["Is Modern Marriage Conducive to Happiness?"]

Date

1921-03-29

Source

Finds Men Shy in Love Affairs, Brooklyn Daily Eagle, Mar 30, 1921, p. 23.

Description

This speech was not found; newspaper coverage was used instead.

Contributor

The Brooklyn Daily Eagle

Identifier

Text

FINDS MEN SHY IN LOVE AFFAIRS

"Men of today are more shy than women in their love affairs," said Mrs. Margaret Sanger last night at the Broadway Casino, 790 Broadway. This shyness of men was not evident in the forum that followed her lecture on the subject, "Is Modern Marriage Conducive to Happiness?" All the questions were asked by young men.

"The women of America today differ very much organically from their mothers, grandmothers and great-grandmothers," Mrs. Sanger continued. "They are more temperamental and more fundamental in their primitive desires. They can't bear as much pain as their mothers. All the bubbling, joyous nature of a girl of 18 is but a part of her development."

"A love of pretty clothes and of color is a natural expression. Oftentimes a girl who is deprived of the frivolity of this age by early marriage and motherhood at the age of 30 or 35, shocks her neighbors by doing all kinds of things ordinarily done by a girl of 18. This is just nature having its innings. Women are mothers only to their children. If we lived in a real civilized social state we would make parenthood a great privilege.

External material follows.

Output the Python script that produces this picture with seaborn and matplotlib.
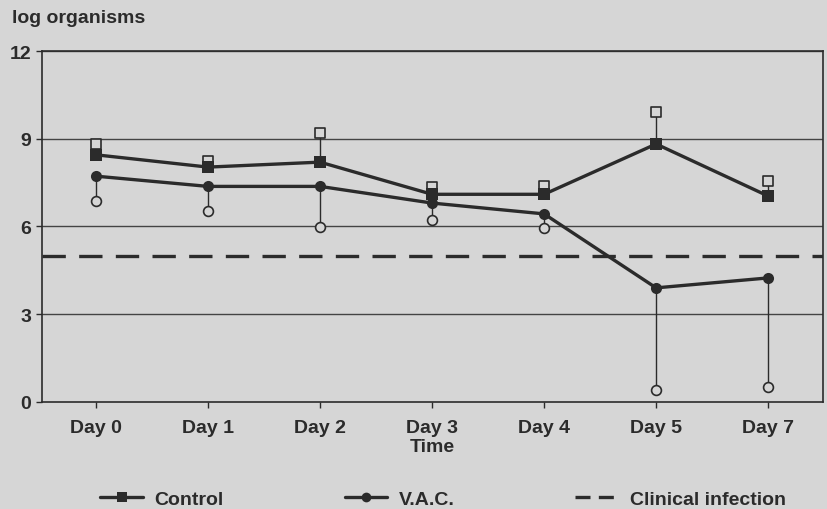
import matplotlib
matplotlib.use("Agg")
import matplotlib.pyplot as plt
from matplotlib.lines import Line2D
import seaborn as sns
import pandas as pd

days = ["Day 0", "Day 1", "Day 2", "Day 3", "Day 4", "Day 5", "Day 7"]
control_mean = [8.45, 8.03, 8.2, 7.1, 7.1, 8.82, 7.04]
control_upper = [8.82, 8.24, 9.2, 7.35, 7.4, 9.9, 7.56]
vac_mean = [7.72, 7.37, 7.37, 6.8, 6.43, 3.9, 4.24]
vac_lower = [6.88, 6.54, 5.98, 6.23, 5.94, 0.4, 0.5]
clinical_infection = 5.0
y_ticks = [0, 3, 6, 9, 12]

sns.set_theme(style="white")
plt.rcParams["font.family"] = ["Liberation Sans", "DejaVu Sans"]
plt.rcParams["font.weight"] = "bold"

bg = "#d6d6d6"
ink = "#2b2b2b"
fs = 14

fig = plt.figure(figsize=(8.28, 5.10), dpi=100, facecolor=bg)
ax = fig.add_axes([0.051, 0.21, 0.943, 0.688])
ax.set_facecolor(bg)

df = pd.DataFrame({
    "Time": days * 2,
    "value": control_mean + vac_mean,
    "series": ["Control"] * len(days) + ["V.A.C."] * len(days),
})

# error bars and open end markers
ax.vlines(days, control_mean, control_upper, color=ink, lw=1.0, zorder=2)
ax.vlines(days, vac_lower, vac_mean, color=ink, lw=1.0, zorder=2)
sns.scatterplot(x=days, y=control_upper, marker="s", s=55, facecolor=bg,
                edgecolor=ink, linewidth=1.2, ax=ax, zorder=3, legend=False)
sns.scatterplot(x=days, y=vac_lower, marker="o", s=50, facecolor=bg,
                edgecolor=ink, linewidth=1.2, ax=ax, zorder=3, legend=False)

sns.lineplot(data=df, x="Time", y="value", style="series", hue="series",
             palette=[ink, ink], markers={"Control": "s", "V.A.C.": "o"},
             dashes=False, markersize=8, markeredgewidth=0, lw=2.4,
             sort=False, ax=ax, legend=False, zorder=4)

ax.axhline(clinical_infection, color=ink, lw=2.4, dashes=(7, 4), zorder=2)
for yv in y_ticks[1:]:
    ax.axhline(yv, color="#444444", lw=1.0, zorder=1)

ax.set_ylim(0, 12)
ax.set_xlim(-0.48, 6.49)
ax.set_yticks(y_ticks)
ax.set_yticklabels([str(v) for v in y_ticks], fontsize=fs, fontweight="bold", color=ink)
ax.set_xticks(range(len(days)))
ax.set_xticklabels(days, fontsize=fs, fontweight="bold", color=ink)
ax.tick_params(axis="both", which="both", direction="out", length=4, width=1,
               color=ink, left=True, bottom=True, pad=4)
ax.tick_params(axis="x", pad=8)
ax.set_xlabel("Time", fontsize=fs, fontweight="bold", color=ink, labelpad=2)
ax.set_ylabel("")
for sp in ax.spines.values():
    sp.set_color(ink)
    sp.set_linewidth(1.2)

fig.text(0.015, 0.963, "log organisms", fontsize=fs, fontweight="bold", color=ink,
         ha="left", va="center")

handles = [
    Line2D([], [], color=ink, lw=2.4, marker="s", markersize=7, markeredgewidth=0),
    Line2D([], [], color=ink, lw=2.4, marker="o", markersize=7, markeredgewidth=0),
    Line2D([], [], color=ink, lw=2.4, dashes=(4.5, 2.5)),
]
fig.legend(handles, ["Control", "V.A.C.", "Clinical infection"], loc="center left",
           bbox_to_anchor=(0.1, 0.02), ncol=3, frameon=False, handlelength=2.2,
           handletextpad=0.6, columnspacing=6.2,
           prop={"size": fs, "weight": "bold"}, labelcolor=ink)

fig.savefig("out.png", dpi=100, facecolor=bg)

The last fight of all the freedom of women will be that of freeing her from the slavery of married life as it is at present."

In birth control lies much of the solution for the unhappiness of marriages, according to Mrs. Sanger. Lack of art in love making, crudeness on the part of men, and too early marriages were all given as reasons by her for the failure of many marriages.